まず、ラジオやテレビの普及率の問題がある。昭和のはじめごろなら、女性のリテラシはかなり高かっただろうから、料理の普及、啓蒙ということでは、新聞や雑誌の方が、有効だっただろう。戦後、テレビが各家庭にまで普及するのは、昭和40年代以降のことになる。(ただ、宮尾登美子の『櫂』を読むと、戦前の高知に暮らした女性である主人公、喜和、は平仮名しか読めないということになっている。その娘の綾子になって、高等女学校の教育を受けることができている。ラジオも、そう普及しているということではないようである。)

日本人の食生活や料理を根本的に変えることになった大きな出来事は、電気炊飯器の発売である。東芝が商品化したのだが、開発は町工場だった。これは、昔の「プロジェクトX」で放送して、私は、非常にいい内容だったと憶えている。

また、家庭にガス(都市ガスもあるが、プロパンガス)の普及ということも重要である。それまでは、燃料としては、薪か炭の時代が、中世以来ずっと続いてきたのである。
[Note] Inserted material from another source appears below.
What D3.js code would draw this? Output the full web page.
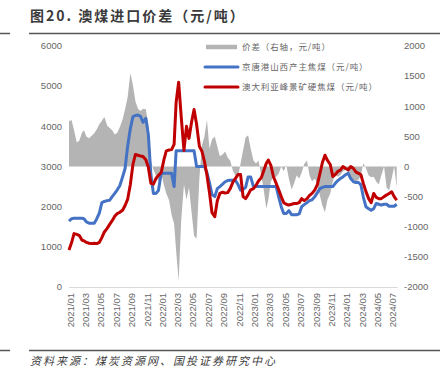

いろいろと思うことがあるが、総合して、NHKの料理番組の流れをたどることによって、この100年の間の、女性の生活、また、日本人の食生活をたどることにつながる……このことはたしかだろう。無論、批判的に見れば、このような番組をとおして、料理は女性の仕事という観念を再生産し続けてきたという面は、指摘できるだろうが、それを、ことさらいいたてることもないだろう。(このごろでは、男性が料理をするように制作されていることもあるが。)記録されていた映像からは、ラジオの料理番組や、テレビの「きょうの料理」などの制作には、女性のスタッフも多くかかわっていたことが見てとれる。むしろ、こういうことを実績として、放送のなかで女性の仕事がどう変遷してきたかを、考えることの方が、建設的な議論になると思う。

余計なこととして……番組がはじまって、「カムカム」の安子がラジオを聞いている、と思った人は多いだろう。その後、るいなら白黒テレビ、ひなたならカラーテレビで「きょうの料理」を見たにちがいない。